On This Day: Louis Armstrong, jazz musician, died in 1971

Following are some of the major events to have occurred on July 6:

1919 – The first airship to cross the Atlantic, the British R-34, arrived in New York.

1942 – Diarist Anne Frank and her family took refuge from the Nazis in Amsterdam.

1962 – William Faulkner, U.S. novelist and Nobel Prize winner, died.

1967 – Civil war erupted in Nigeria over Biafran independence.

1971 – Louis Armstrong, jazz musician, died.
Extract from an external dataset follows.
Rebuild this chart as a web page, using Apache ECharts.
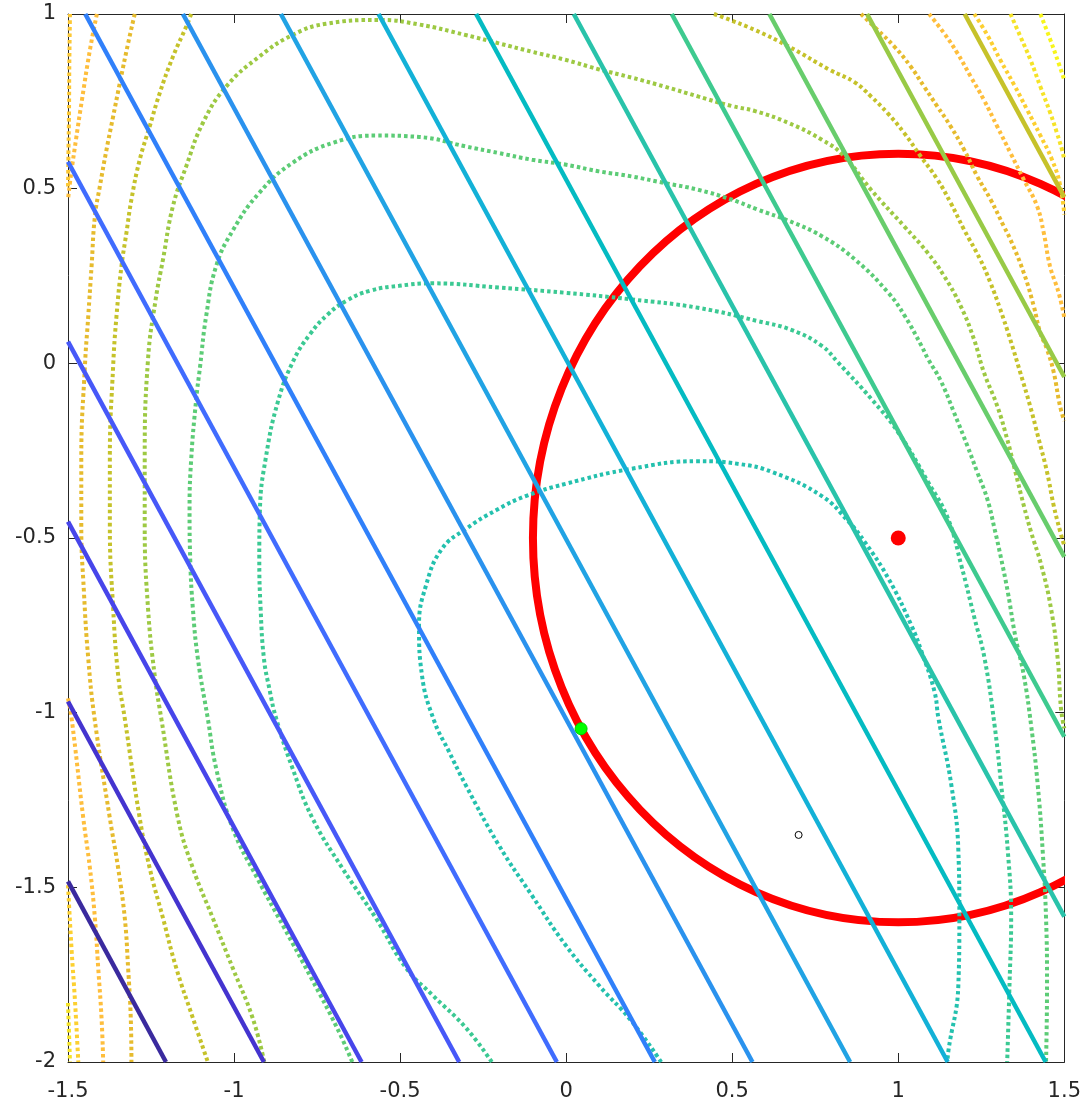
<!DOCTYPE html>
<html>
<head>
<meta charset="utf-8">
<script src="https://cdn.jsdelivr.net/npm/echarts@6/dist/echarts.min.js"></script>
<style>
html, body { margin: 0; padding: 0; background: #ffffff; }
#chart { width: 1084px; height: 1102px; }
</style>
</head>
<body>
<div id="chart"></div>
<script>
// ---- data -------------------------------------------------------------

// Linear model level lines: each entry is [start, end] in data units.
const linearLevelLines = [
  [[-1.5, -1.483], [-1.205, -2]],
  [[-1.5, -0.968], [-0.910, -2]],
  [[-1.5, -0.453], [-0.616, -2]],
  [[-1.5,  0.062], [-0.322, -2]],
  [[-1.5,  0.577], [-0.028, -2]],
  [[-1.448, 1], [0.267, -2]],
  [[-1.154, 1], [0.561, -2]],
  [[-0.859, 1], [0.855, -2]],
  [[-0.565, 1], [1.149, -2]],
  [[-0.271, 1], [1.444, -2]],
  [[0.023, 1], [1.5, -1.584]],
  [[0.318, 1], [1.5, -1.069]],
  [[0.612, 1], [1.5, -0.554]],
  [[0.906, 1], [1.5, -0.039]],
  [[1.200, 1], [1.5,  0.476]]
];

// Objective contour pieces (innermost level first).
const levelTeal = [
  [0.286,-2],[0.196,-1.882],[0.097,-1.779],[-0.002,-1.665],[-0.104,-1.522],[-0.203,-1.379],
  [-0.302,-1.208],[-0.353,-1.111],[-0.398,-1.022],[-0.434,-0.894],[-0.443,-0.751],[-0.422,-0.636],
  [-0.374,-0.531],[-0.302,-0.474],[-0.210,-0.420],[-0.122,-0.380],[-0.002,-0.345],[0.196,-0.302],
  [0.397,-0.280],[0.520,-0.288],[0.620,-0.311],[0.770,-0.380],[0.851,-0.454],[0.899,-0.511],
  [0.971,-0.617],[1.040,-0.751],[1.070,-0.825],[1.109,-0.939],[1.121,-1.016],[1.160,-1.208],
  [1.181,-1.396],[1.184,-1.588],[1.181,-1.779],[1.151,-1.968],[1.148,-2]
];
const levelTealGreen = [
  [-0.224,-2],[-0.302,-1.902],[-0.403,-1.808],[-0.482,-1.731],[-0.573,-1.588],[-0.674,-1.445],
  [-0.764,-1.302],[-0.824,-1.159],[-0.873,-1.017],[-0.894,-0.930],[-0.910,-0.845],[-0.920,-0.702],
  [-0.924,-0.560],[-0.922,-0.417],[-0.905,-0.274],[-0.868,-0.110],[-0.820,0.010],[-0.770,0.085],
  [-0.718,0.140],[-0.660,0.180],[-0.590,0.208],[-0.503,0.222],[-0.403,0.229],[-0.203,0.217],
  [-0.003,0.202],[0.197,0.183],[0.397,0.159],[0.577,0.121],[0.680,0.095],[0.770,0.050],
  [0.818,0.003],[0.920,-0.103],[1.000,-0.198],[1.090,-0.340],[1.150,-0.445],[1.190,-0.579],
  [1.230,-0.731],[1.260,-0.845],[1.290,-1.036],[1.310,-1.207],[1.330,-1.397],[1.340,-1.588],
  [1.335,-1.778],[1.328,-2]
];
const levelGreen = [
  [-0.644,-2],[-0.690,-1.902],[-0.768,-1.759],[-0.849,-1.616],[-0.930,-1.474],[-1.004,-1.331],
  [-1.054,-1.159],[-1.079,-1.017],[-1.109,-0.845],[-1.124,-0.702],[-1.132,-0.560],[-1.134,-0.417],
  [-1.129,-0.274],[-1.114,-0.103],[-1.102,-0.007],[-1.084,0.135],[-1.054,0.278],[-1.004,0.380],
  [-0.924,0.488],[-0.824,0.574],[-0.700,0.632],[-0.573,0.652],[-0.443,0.648],[-0.303,0.621],
  [-0.203,0.602],[-0.103,0.583],[-0.003,0.569],[0.097,0.550],[0.197,0.535],[0.297,0.516],
  [0.397,0.497],[0.497,0.469],[0.577,0.440],[0.670,0.408],[0.770,0.364],[0.870,0.297],
  [0.970,0.202],[1.020,0.135],[1.070,0.050],[1.090,0.012],[1.128,-0.050],[1.168,-0.141],
  [1.208,-0.236],[1.238,-0.312],[1.268,-0.388],[1.290,-0.474],[1.310,-0.560],[1.330,-0.655],
  [1.352,-0.779],[1.378,-0.893],[1.400,-1.036],[1.420,-1.207],[1.435,-1.397],[1.445,-1.588],
  [1.448,-1.778],[1.445,-2]
];
const levelYellowGreen = [
  [-0.909,-2],[-0.944,-1.874],[-1.004,-1.731],[-1.064,-1.588],[-1.124,-1.445],[-1.169,-1.302],
  [-1.219,-1.017],[-1.239,-0.893],[-1.259,-0.702],[-1.269,-0.464],[-1.269,-0.274],[-1.259,0.012],
  [-1.236,0.183],[-1.214,0.297],[-1.184,0.450],[-1.144,0.564],[-1.094,0.688],[-1.024,0.792],
  [-0.924,0.878],[-0.824,0.940],[-0.723,0.972],[-0.563,0.983],[-0.443,0.970],[-0.303,0.940],
  [-0.203,0.916],[-0.103,0.892],[-0.003,0.869],[0.097,0.842],[0.197,0.818],[0.297,0.792],
  [0.397,0.764],[0.497,0.737],[0.569,0.722],[0.670,0.688],[0.770,0.640],[0.833,0.597],
  [0.918,0.497],[1.018,0.392],[1.088,0.317],[1.138,0.250],[1.188,0.164],[1.228,0.069],
  [1.258,-0.026],[1.298,-0.122],[1.328,-0.217],[1.353,-0.312],[1.378,-0.407],[1.400,-0.483],
  [1.430,-0.575],[1.460,-0.702],[1.480,-0.845],[1.490,-0.988],[1.500,-1.045]
];
const levelOliveWest = [
  [-1.129,1],[-1.144,0.964],[-1.184,0.878],[-1.224,0.773],[-1.254,0.678],[-1.284,0.583],
  [-1.309,0.469],[-1.324,0.374],[-1.339,0.278],[-1.354,0.135],[-1.364,-0.007],[-1.374,-0.274],
  [-1.374,-0.464],[-1.364,-0.702],[-1.349,-0.893],[-1.329,-1.017],[-1.284,-1.302],[-1.254,-1.445],
  [-1.214,-1.588],[-1.174,-1.731],[-1.124,-1.874],[-1.079,-2]
];
const levelOliveEast = [
  [0.445,1],[0.469,0.992],[0.569,0.954],[0.670,0.907],[0.794,0.840],[0.868,0.805],[0.918,0.764],
  [0.968,0.716],[1.018,0.659],[1.068,0.592],[1.118,0.526],[1.158,0.459],[1.198,0.383],
  [1.247,0.297],[1.277,0.232],[1.307,0.155],[1.337,0.069],[1.367,-0.025],[1.397,-0.122],
  [1.423,-0.217],[1.448,-0.311],[1.468,-0.407],[1.488,-0.483],[1.500,-0.522]
];
const levelGoldWest = [
  [-1.299,1],[-1.319,0.916],[-1.344,0.802],[-1.364,0.707],[-1.384,0.612],[-1.404,0.507],
  [-1.419,0.421],[-1.429,0.278],[-1.439,0.135],[-1.449,-0.007],[-1.460,-0.274],[-1.460,-0.464],
  [-1.452,-0.655],[-1.439,-0.845],[-1.420,-1.017],[-1.374,-1.302],[-1.349,-1.445],[-1.329,-1.588],
  [-1.319,-1.731],[-1.311,-1.874],[-1.309,-2]
];
const levelGoldEast = [
  [0.888,1],[0.938,0.954],[0.988,0.907],[1.038,0.849],[1.078,0.792],[1.118,0.735],[1.158,0.678],
  [1.198,0.612],[1.238,0.535],[1.278,0.469],[1.318,0.392],[1.338,0.354],[1.378,0.259],
  [1.408,0.164],[1.427,0.089],[1.448,0.040],[1.468,-0.025],[1.487,-0.122],[1.500,-0.165]
];
const levelOrangeNorthWest = [
  [-1.413,1],[-1.434,0.897],[-1.458,0.754],[-1.476,0.640],[-1.491,0.540],[-1.500,0.469]
];
const levelOrangeSouthWest = [
  [-1.500,-0.959],[-1.489,-1.017],[-1.454,-1.302],[-1.434,-1.445],[-1.419,-1.588],
  [-1.409,-1.731],[-1.399,-1.874],[-1.394,-2]
];
const levelOrangeEast = [
  [1.093,1],[1.138,0.945],[1.178,0.888],[1.218,0.821],[1.258,0.754],[1.298,0.678],[1.338,0.602],
  [1.378,0.526],[1.418,0.450],[1.438,0.374],[1.457,0.278],[1.483,0.202],[1.500,0.131]
];
const levelAmberNorthWest = [
  [-1.494,1],[-1.496,0.86],[-1.497,0.72],[-1.499,0.58],[-1.500,0.50]
];
const levelAmberSouthWest = [
  [-1.500,-1.494],[-1.489,-1.682],[-1.479,-1.825],[-1.469,-2]
];
const levelAmberEast = [
  [1.229,1],[1.268,0.940],[1.307,0.869],[1.349,0.797],[1.388,0.726],[1.427,0.654],
  [1.463,0.583],[1.487,0.512],[1.500,0.426]
];
const levelYellowEast = [
  [1.338,1],[1.368,0.935],[1.398,0.869],[1.428,0.792],[1.458,0.716],[1.478,0.659],[1.493,0.612],[1.500,0.583]
];
const levelYellowSouthWest = [
  [-1.500,-1.831],[-1.494,-2]
];
const levelBrightEast = [
  [1.428,1],[1.458,0.926],[1.483,0.859],[1.500,0.811]
];

// Trust region: centre and radius.
const regionCentre = [1, -0.5];
const regionRadius = 1.1;

// Marked points.
const centrePoint = [[1, -0.5]];
const stepPoint = [[0.045, -1.046]];
const openPoint = [[0.7, -1.35]];

// Axis ticks.
const xTickStep = 0.5;
const yTickStep = 0.5;

// ---- styling ------------------------------------------------------------

const linearLineColors = [
  '#3a2a9e', '#4434cf', '#4745ea', '#4758f8', '#406cfe', '#3080fa', '#2a92ee', '#21a3e4',
  '#13b1d7', '#04bbc2', '#29c3aa', '#3eca8f', '#68cd6c', '#98ca46', '#c6c22a'
];

const contourPieces = [
  [levelTeal, '#24c1ae'],
  [levelTealGreen, '#3bc993'],
  [levelGreen, '#5ccc76'],
  [levelYellowGreen, '#9dc943'],
  [levelOliveWest, '#c5c22a'],
  [levelOliveEast, '#c5c22a'],
  [levelGoldWest, '#e6bb2d'],
  [levelGoldEast, '#e6bb2d'],
  [levelOrangeNorthWest, '#febe3c'],
  [levelOrangeSouthWest, '#febe3c'],
  [levelOrangeEast, '#febe3c'],
  [levelAmberNorthWest, '#fcc835'],
  [levelAmberSouthWest, '#fcd030'],
  [levelAmberEast, '#fccf30'],
  [levelYellowEast, '#f5e327'],
  [levelYellowSouthWest, '#f5e327'],
  [levelBrightEast, '#f7f51b']
];

const axisColor = '#262626';
const fontFamily = '"DejaVu Sans", Verdana, sans-serif';

// ---- chart ------------------------------------------------------------------

const chart = echarts.init(document.getElementById('chart'), null, { renderer: 'canvas' });

const series = [];

series.push({
  type: 'custom',
  name: 'trust region',
  coordinateSystem: 'cartesian2d',
  clip: true,
  silent: true,
  z: 1,
  data: [[regionCentre[0], regionCentre[1], regionRadius]],
  encode: { x: 0, y: 1 },
  renderItem: function (params, api) {
    const c = api.coord([api.value(0), api.value(1)]);
    const r = api.size([api.value(2), api.value(2)]);
    return {
      type: 'ellipse',
      shape: { cx: c[0], cy: c[1], rx: r[0], ry: r[1] },
      style: { fill: 'none', stroke: '#ff0000', lineWidth: 8 }
    };
  }
});

contourPieces.forEach(function (piece) {
  series.push({
    type: 'line',
    data: piece[0],
    showSymbol: false,
    smooth: 0.45,
    silent: true,
    z: 2,
    lineStyle: { color: piece[1], width: 4, type: [3.5, 3.0], cap: 'butt', opacity: 1 }
  });
});

linearLevelLines.forEach(function (seg, i) {
  series.push({
    type: 'line',
    data: seg,
    showSymbol: false,
    silent: true,
    z: 3,
    lineStyle: { color: linearLineColors[i], width: 4.5 }
  });
});

series.push({
  type: 'scatter', data: centrePoint, symbol: 'circle', symbolSize: 15, z: 4, silent: true,
  itemStyle: { color: '#ff0000', opacity: 1 }
});
series.push({
  type: 'scatter', data: stepPoint, symbol: 'circle', symbolSize: 12, z: 4, silent: true,
  itemStyle: { color: '#00ff00', borderColor: '#00d000', borderWidth: 1, opacity: 1 }
});
series.push({
  type: 'scatter', data: openPoint, symbol: 'circle', symbolSize: 7, z: 4, silent: true,
  itemStyle: { color: '#ffffff', borderColor: '#000000', borderWidth: 1, opacity: 1 }
});

function makeAxis(pos, min, max, step, showLabel) {
  return {
    type: 'value',
    position: pos,
    min: min,
    max: max,
    interval: step,
    axisLine: { show: true, onZero: false, lineStyle: { color: axisColor, width: 1 } },
    axisTick: { show: true, inside: true, length: 9, lineStyle: { color: axisColor, width: 1 } },
    splitLine: { show: false },
    axisLabel: {
      show: showLabel,
      color: axisColor,
      fontSize: 21,
      fontFamily: fontFamily,
      margin: (pos === 'bottom') ? 19 : 12
    }
  };
}

chart.setOption({
  animation: false,
  backgroundColor: '#ffffff',
  grid: { left: 68, right: 17, top: 14, bottom: 38, containLabel: false },
  xAxis: [
    makeAxis('bottom', -1.5, 1.5, xTickStep, true),
    makeAxis('top', -1.5, 1.5, xTickStep, false)
  ],
  yAxis: [
    makeAxis('left', -2, 1, yTickStep, true),
    makeAxis('right', -2, 1, yTickStep, false)
  ],
  series: series
});
</script>
</body>
</html>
His groups, the Hot Five and the Hot Seven, from 1925 to 1927, had a revolutionary impact on jazz.

1994 – Israeli Prime Minister Yitzhak Rabin pleaded for time and PLO chairman Yasser Arafat pleaded for money when they jointly received a United Nations peace prize in Paris.

1998 – Roy Rogers, U.S. film actor known as “the singing cowboy”, died.

1999 – Labour Party leader Ehud Barak was sworn in as Israel’s new prime minister after defeating rightist Prime Minister Benjamin Netanyahu by a landslide in the May election.

2005 – U.S. President George Bush celebrates his 59th birthday with the Queen of Denmark.

2008 – Rafael Nadal beat Roger Federer to become the first Spaniard in over four decades to win the Wimbledon men’s singles crown.

2013 – Train derailment in Lac Megantic, Quebec includes explosion of tank cars carrying petroleum products.